[start INFORMATION SUPPLIED]
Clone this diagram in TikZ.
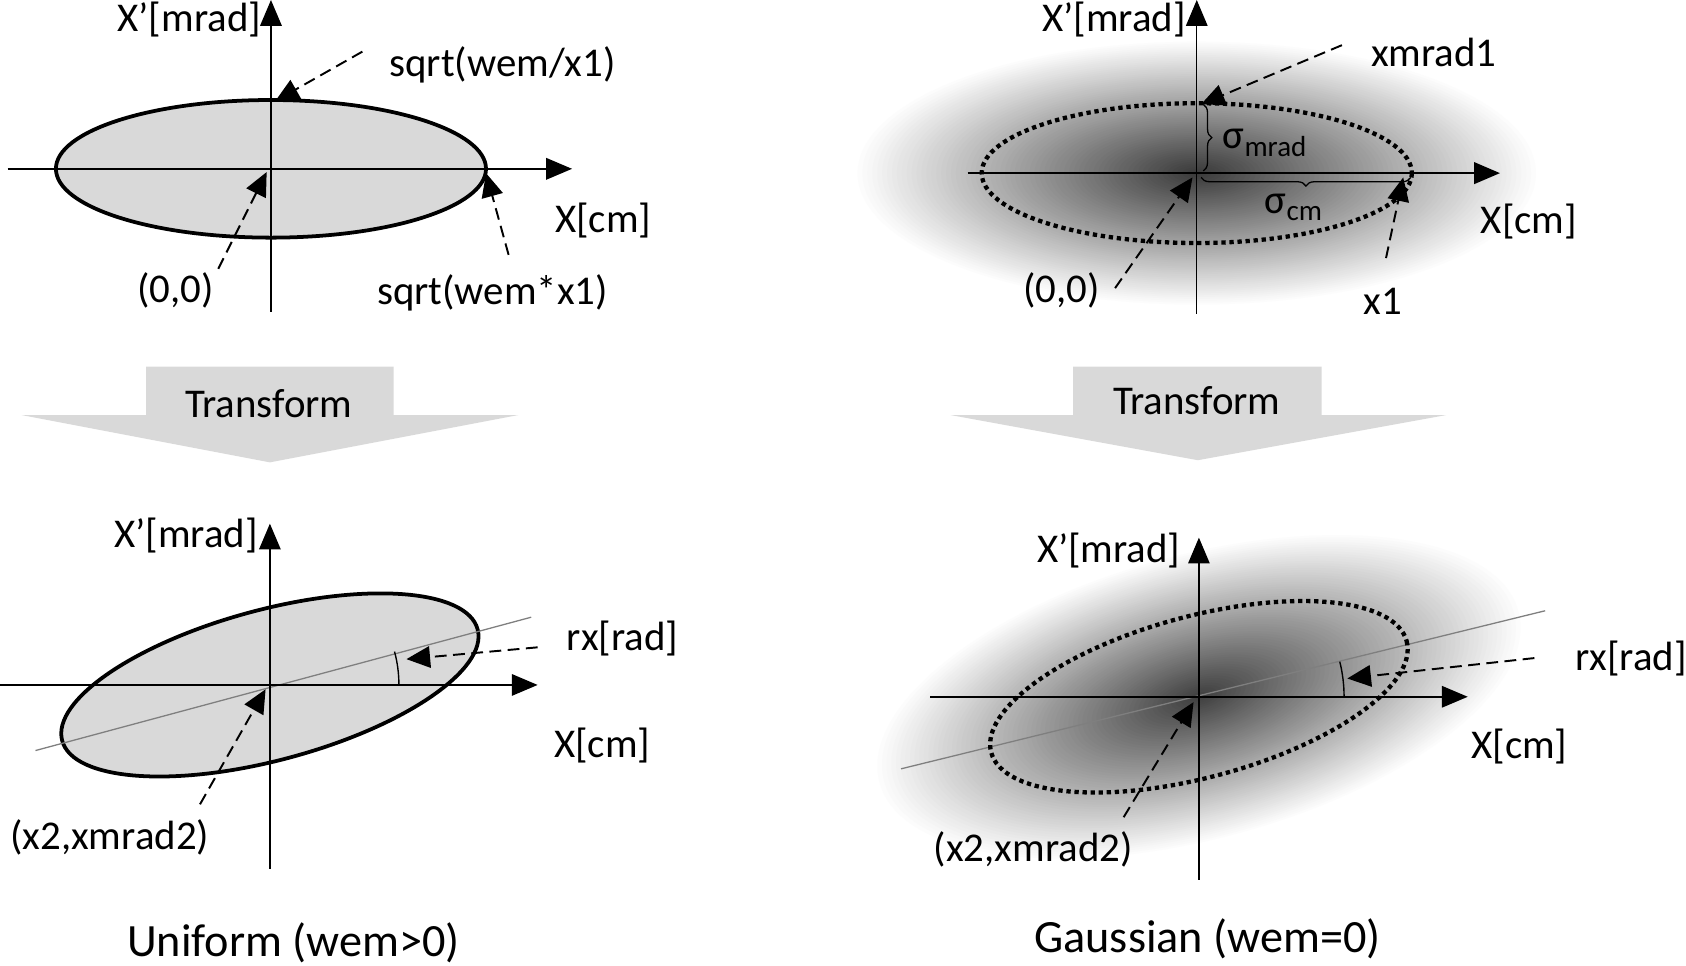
\documentclass[tikz,border=0pt]{standalone}
\usepackage{fontspec}
\setmainfont{Carlito}
\usetikzlibrary{arrows.meta,decorations.pathreplacing}
\definecolor{gfill}{HTML}{D9D9D9}
\definecolor{rayc}{HTML}{7F7F7F}
\begin{document}
\begin{tikzpicture}[x=1pt,y=-1pt,
  lbl/.style={inner sep=0pt,font=\fontsize{38}{44}\selectfont},
  capt/.style={inner sep=0pt,font=\fontsize{43}{50}\selectfont},
  axis/.style={line width=1.4pt,-{Triangle[length=24pt,width=20pt]}},
  ptr/.style={line width=1.8pt,dash pattern=on 11pt off 6pt,-{Triangle[length=22pt,width=20pt]}},
  uell/.style={draw=black,line width=3.5pt,fill=gfill},
  dell/.style={draw=black,line width=4pt,dash pattern=on 4pt off 3.5pt},
  tarrow/.style={fill=gfill,draw=none},
  rayline/.style={draw=rayc,line width=1.2pt},
  angarc/.style={draw=black,line width=1.3pt},
  brc/.style={draw=black,line width=1.2pt,decorate,decoration={brace,amplitude=8pt}},
]
\useasboundingbox (0,0) rectangle (1568,898);

% ================= top-left =================
\coordinate (o1) at (252,157);
\draw[uell] (o1) ellipse [x radius=200, y radius=64];
\coordinate (v1a) at (252,290); \coordinate (v1b) at (252,0);
\coordinate (h1a) at (7,157); \coordinate (h1b) at (532,157);
\draw[axis] (v1a) -- (v1b);
\draw[axis] (h1a) -- (h1b);
\node[lbl,anchor=east] (y1) at (243,18) {X’[mrad]};
\node[lbl,anchor=west] (t1) at (362,60) {sqrt(wem/x1)};
\node[lbl] (xl1) at (561,205) {X[cm]};
\node[lbl] (z1) at (163,270) {(0,0)};
\node[lbl] (s1) at (458,272) {sqrt(wem*x1)};
\coordinate (p1s) at (337,48); \coordinate (p1e) at (256,94);
\coordinate (p2s) at (203,250); \coordinate (p2e) at (248,160);
\coordinate (p3s) at (473,237); \coordinate (p3e) at (452,161);
\draw[ptr] (p1s) -- (p1e);
\draw[ptr] (p2s) -- (p2e);
\draw[ptr] (p3s) -- (p3e);

% ================= transform arrows =================
\fill[tarrow] (136,341) -- (366,341) -- (366,386) -- (482,386) -- (251,430) -- (20,386) -- (136,386) -- cycle;
\node[lbl] (tr1) at (250,375) {Transform};
\fill[tarrow] (998,341) -- (1229,341) -- (1229,386) -- (1345,386) -- (1114,428) -- (884,386) -- (998,386) -- cycle;
\node[lbl] (tr2) at (1113,373) {Transform};

% ================= bottom-left =================
\coordinate (o2) at (251,637);
\begin{scope}[shift={(o2)},rotate=15]
  \draw[uell] (0,0) ellipse [x radius=200, y radius=70];
\end{scope}
\coordinate (r2a) at (33,698); \coordinate (r2b) at (494,574);
\draw[rayline] (r2a) -- (r2b);
\coordinate (v2a) at (251,808); \coordinate (v2b) at (251,487);
\coordinate (h2a) at (0,637); \coordinate (h2b) at (500,637);
\draw[axis] (v2a) -- (v2b);
\draw[axis] (h2a) -- (h2b);
\draw[angarc] (371,637) arc[start angle=0, end angle=-15, radius=120];
\node[lbl,anchor=east] (y2) at (240,498) {X’[mrad]};
\node[lbl,anchor=west] (rx2) at (527,594) {rx[rad]};
\node[lbl] (xl2) at (560,693) {X[cm]};
\node[lbl] (q2) at (102,779) {(x2,xmrad2)};
\node[capt] (c2) at (273,877) {Uniform (wem>0)};
\coordinate (p4s) at (500,602); \coordinate (p4e) at (378,613);
\coordinate (p5s) at (186,748); \coordinate (p5e) at (247,641);
\draw[ptr] (p4s) -- (p4e);
\draw[ptr] (p5s) -- (p5e);

% ================= top-right =================
\coordinate (o3) at (1113,161);
\begin{scope}[shift={(o3)}]
  \foreach \i in {0,...,69}{
    \pgfmathsetmacro{\rr}{1-\i/70}
    \pgfmathsetmacro{\dd}{78*(1-\rr)}
    \pgfmathsetmacro{\ra}{320*\rr}
    \pgfmathsetmacro{\rb}{124*\rr}
    \fill[black!\dd] (0,0) ellipse [x radius=\ra, y radius=\rb];
  }
\end{scope}
\coordinate (v3a) at (1113,292); \coordinate (v3b) at (1113,0);
\coordinate (h3a) at (900,161); \coordinate (h3b) at (1395,161);
\draw[axis,line width=1.1pt] (v3a) -- (v3b);
\draw[axis,line width=2pt] (h3a) -- (h3b);
\draw[dell] (o3) ellipse [x radius=200, y radius=65];
\coordinate (b1a) at (1119,97); \coordinate (b1b) at (1119,159);
\draw[brc] (b1a) -- (b1b);
\coordinate (b2a) at (1312,165); \coordinate (b2b) at (1117,165);
\draw[brc] (b2a) -- (b2b);
\node[lbl,anchor=west] (sm) at (1137,133) {σ\raisebox{-7pt}{\fontsize{27}{30}\selectfont mrad}};
\node[lbl] (sc) at (1203,193) {σ\raisebox{-7pt}{\fontsize{27}{30}\selectfont cm}};
\node[lbl,anchor=east] (y3) at (1103,18) {X’[mrad]};
\node[lbl,anchor=west] (xm3) at (1275,49) {xmrad1};
\node[lbl] (xl3) at (1422,206) {X[cm]};
\node[lbl] (z3) at (987,270) {(0,0)};
\node[lbl] (x13) at (1286,280) {x1};
\coordinate (p6s) at (1248,42); \coordinate (p6e) at (1117,97);
\coordinate (p7s) at (1037,268); \coordinate (p7e) at (1109,165);
\coordinate (p8s) at (1289,240); \coordinate (p8e) at (1305,165);
\draw[ptr] (p6s) -- (p6e);
\draw[ptr] (p7s) -- (p7e);
\draw[ptr] (p8s) -- (p8e);

% ================= bottom-right =================
\coordinate (o4) at (1115,648);
\begin{scope}[shift={(o4)},rotate=15]
  \foreach \i in {0,...,69}{
    \pgfmathsetmacro{\rr}{1-\i/70}
    \pgfmathsetmacro{\dd}{76*(1-\rr)}
    \pgfmathsetmacro{\ra}{312*\rr}
    \pgfmathsetmacro{\rb}{134*\rr}
    \fill[black!\dd] (0,0) ellipse [x radius=\ra, y radius=\rb];
  }
\end{scope}
\coordinate (r4a) at (838,715); \coordinate (r4b) at (1437,568);
\draw[rayline] (r4a) -- (r4b);
\coordinate (v4a) at (1115,818); \coordinate (v4b) at (1115,500);
\coordinate (h4a) at (865,648); \coordinate (h4b) at (1365,648);
\draw[axis,line width=1.1pt] (v4a) -- (v4b);
\draw[axis] (h4a) -- (h4b);
\begin{scope}[shift={(o4)},rotate=15]
  \draw[dell] (0,0) ellipse [x radius=200, y radius=75];
\end{scope}
\draw[angarc] (1250,648) arc[start angle=0, end angle=-14, radius=135];
\node[lbl,anchor=east] (y4) at (1098,512) {X’[mrad]};
\node[lbl,anchor=west] (rx4) at (1465,612) {rx[rad]};
\node[lbl] (xl4) at (1413,694) {X[cm]};
\node[lbl] (q4) at (961,790) {(x2,xmrad2)};
\node[capt] (c4) at (1123,873) {Gaussian (wem=0)};
\coordinate (p9s) at (1427,612); \coordinate (p9e) at (1253,631);
\coordinate (p10s) at (1045,760); \coordinate (p10e) at (1110,653);
\draw[ptr] (p9s) -- (p9e);
\draw[ptr] (p10s) -- (p10e);
\end{tikzpicture}
\end{document}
[end INFORMATION SUPPLIED]
Return the listing above word for word, with the pictures removed.

ANSWER TO THE TASK:
Clone this diagram in TikZ.
\documentclass[tikz,border=0pt]{standalone}
\usepackage{fontspec}
\setmainfont{Carlito}
\usetikzlibrary{arrows.meta,decorations.pathreplacing}
\definecolor{gfill}{HTML}{D9D9D9}
\definecolor{rayc}{HTML}{7F7F7F}
\begin{document}
\begin{tikzpicture}[x=1pt,y=-1pt,
  lbl/.style={inner sep=0pt,font=\fontsize{38}{44}\selectfont},
  capt/.style={inner sep=0pt,font=\fontsize{43}{50}\selectfont},
  axis/.style={line width=1.4pt,-{Triangle[length=24pt,width=20pt]}},
  ptr/.style={line width=1.8pt,dash pattern=on 11pt off 6pt,-{Triangle[length=22pt,width=20pt]}},
  uell/.style={draw=black,line width=3.5pt,fill=gfill},
  dell/.style={draw=black,line width=4pt,dash pattern=on 4pt off 3.5pt},
  tarrow/.style={fill=gfill,draw=none},
  rayline/.style={draw=rayc,line width=1.2pt},
  angarc/.style={draw=black,line width=1.3pt},
  brc/.style={draw=black,line width=1.2pt,decorate,decoration={brace,amplitude=8pt}},
]
\useasboundingbox (0,0) rectangle (1568,898);

% ================= top-left =================
\coordinate (o1) at (252,157);
\draw[uell] (o1) ellipse [x radius=200, y radius=64];
\coordinate (v1a) at (252,290); \coordinate (v1b) at (252,0);
\coordinate (h1a) at (7,157); \coordinate (h1b) at (532,157);
\draw[axis] (v1a) -- (v1b);
\draw[axis] (h1a) -- (h1b);
\node[lbl,anchor=east] (y1) at (243,18) {X’[mrad]};
\node[lbl,anchor=west] (t1) at (362,60) {sqrt(wem/x1)};
\node[lbl] (xl1) at (561,205) {X[cm]};
\node[lbl] (z1) at (163,270) {(0,0)};
\node[lbl] (s1) at (458,272) {sqrt(wem*x1)};
\coordinate (p1s) at (337,48); \coordinate (p1e) at (256,94);
\coordinate (p2s) at (203,250); \coordinate (p2e) at (248,160);
\coordinate (p3s) at (473,237); \coordinate (p3e) at (452,161);
\draw[ptr] (p1s) -- (p1e);
\draw[ptr] (p2s) -- (p2e);
\draw[ptr] (p3s) -- (p3e);

% ================= transform arrows =================
\fill[tarrow] (136,341) -- (366,341) -- (366,386) -- (482,386) -- (251,430) -- (20,386) -- (136,386) -- cycle;
\node[lbl] (tr1) at (250,375) {Transform};
\fill[tarrow] (998,341) -- (1229,341) -- (1229,386) -- (1345,386) -- (1114,428) -- (884,386) -- (998,386) -- cycle;
\node[lbl] (tr2) at (1113,373) {Transform};

% ================= bottom-left =================
\coordinate (o2) at (251,637);
\begin{scope}[shift={(o2)},rotate=15]
  \draw[uell] (0,0) ellipse [x radius=200, y radius=70];
\end{scope}
\coordinate (r2a) at (33,698); \coordinate (r2b) at (494,574);
\draw[rayline] (r2a) -- (r2b);
\coordinate (v2a) at (251,808); \coordinate (v2b) at (251,487);
\coordinate (h2a) at (0,637); \coordinate (h2b) at (500,637);
\draw[axis] (v2a) -- (v2b);
\draw[axis] (h2a) -- (h2b);
\draw[angarc] (371,637) arc[start angle=0, end angle=-15, radius=120];
\node[lbl,anchor=east] (y2) at (240,498) {X’[mrad]};
\node[lbl,anchor=west] (rx2) at (527,594) {rx[rad]};
\node[lbl] (xl2) at (560,693) {X[cm]};
\node[lbl] (q2) at (102,779) {(x2,xmrad2)};
\node[capt] (c2) at (273,877) {Uniform (wem>0)};
\coordinate (p4s) at (500,602); \coordinate (p4e) at (378,613);
\coordinate (p5s) at (186,748); \coordinate (p5e) at (247,641);
\draw[ptr] (p4s) -- (p4e);
\draw[ptr] (p5s) -- (p5e);

% ================= top-right =================
\coordinate (o3) at (1113,161);
\begin{scope}[shift={(o3)}]
  \foreach \i in {0,...,69}{
    \pgfmathsetmacro{\rr}{1-\i/70}
    \pgfmathsetmacro{\dd}{78*(1-\rr)}
    \pgfmathsetmacro{\ra}{320*\rr}
    \pgfmathsetmacro{\rb}{124*\rr}
    \fill[black!\dd] (0,0) ellipse [x radius=\ra, y radius=\rb];
  }
\end{scope}
\coordinate (v3a) at (1113,292); \coordinate (v3b) at (1113,0);
\coordinate (h3a) at (900,161); \coordinate (h3b) at (1395,161);
\draw[axis,line width=1.1pt] (v3a) -- (v3b);
\draw[axis,line width=2pt] (h3a) -- (h3b);
\draw[dell] (o3) ellipse [x radius=200, y radius=65];
\coordinate (b1a) at (1119,97); \coordinate (b1b) at (1119,159);
\draw[brc] (b1a) -- (b1b);
\coordinate (b2a) at (1312,165); \coordinate (b2b) at (1117,165);
\draw[brc] (b2a) -- (b2b);
\node[lbl,anchor=west] (sm) at (1137,133) {σ\raisebox{-7pt}{\fontsize{27}{30}\selectfont mrad}};
\node[lbl] (sc) at (1203,193) {σ\raisebox{-7pt}{\fontsize{27}{30}\selectfont cm}};
\node[lbl,anchor=east] (y3) at (1103,18) {X’[mrad]};
\node[lbl,anchor=west] (xm3) at (1275,49) {xmrad1};
\node[lbl] (xl3) at (1422,206) {X[cm]};
\node[lbl] (z3) at (987,270) {(0,0)};
\node[lbl] (x13) at (1286,280) {x1};
\coordinate (p6s) at (1248,42); \coordinate (p6e) at (1117,97);
\coordinate (p7s) at (1037,268); \coordinate (p7e) at (1109,165);
\coordinate (p8s) at (1289,240); \coordinate (p8e) at (1305,165);
\draw[ptr] (p6s) -- (p6e);
\draw[ptr] (p7s) -- (p7e);
\draw[ptr] (p8s) -- (p8e);

% ================= bottom-right =================
\coordinate (o4) at (1115,648);
\begin{scope}[shift={(o4)},rotate=15]
  \foreach \i in {0,...,69}{
    \pgfmathsetmacro{\rr}{1-\i/70}
    \pgfmathsetmacro{\dd}{76*(1-\rr)}
    \pgfmathsetmacro{\ra}{312*\rr}
    \pgfmathsetmacro{\rb}{134*\rr}
    \fill[black!\dd] (0,0) ellipse [x radius=\ra, y radius=\rb];
  }
\end{scope}
\coordinate (r4a) at (838,715); \coordinate (r4b) at (1437,568);
\draw[rayline] (r4a) -- (r4b);
\coordinate (v4a) at (1115,818); \coordinate (v4b) at (1115,500);
\coordinate (h4a) at (865,648); \coordinate (h4b) at (1365,648);
\draw[axis,line width=1.1pt] (v4a) -- (v4b);
\draw[axis] (h4a) -- (h4b);
\begin{scope}[shift={(o4)},rotate=15]
  \draw[dell] (0,0) ellipse [x radius=200, y radius=75];
\end{scope}
\draw[angarc] (1250,648) arc[start angle=0, end angle=-14, radius=135];
\node[lbl,anchor=east] (y4) at (1098,512) {X’[mrad]};
\node[lbl,anchor=west] (rx4) at (1465,612) {rx[rad]};
\node[lbl] (xl4) at (1413,694) {X[cm]};
\node[lbl] (q4) at (961,790) {(x2,xmrad2)};
\node[capt] (c4) at (1123,873) {Gaussian (wem=0)};
\coordinate (p9s) at (1427,612); \coordinate (p9e) at (1253,631);
\coordinate (p10s) at (1045,760); \coordinate (p10e) at (1110,653);
\draw[ptr] (p9s) -- (p9e);
\draw[ptr] (p10s) -- (p10e);
\end{tikzpicture}
\end{document}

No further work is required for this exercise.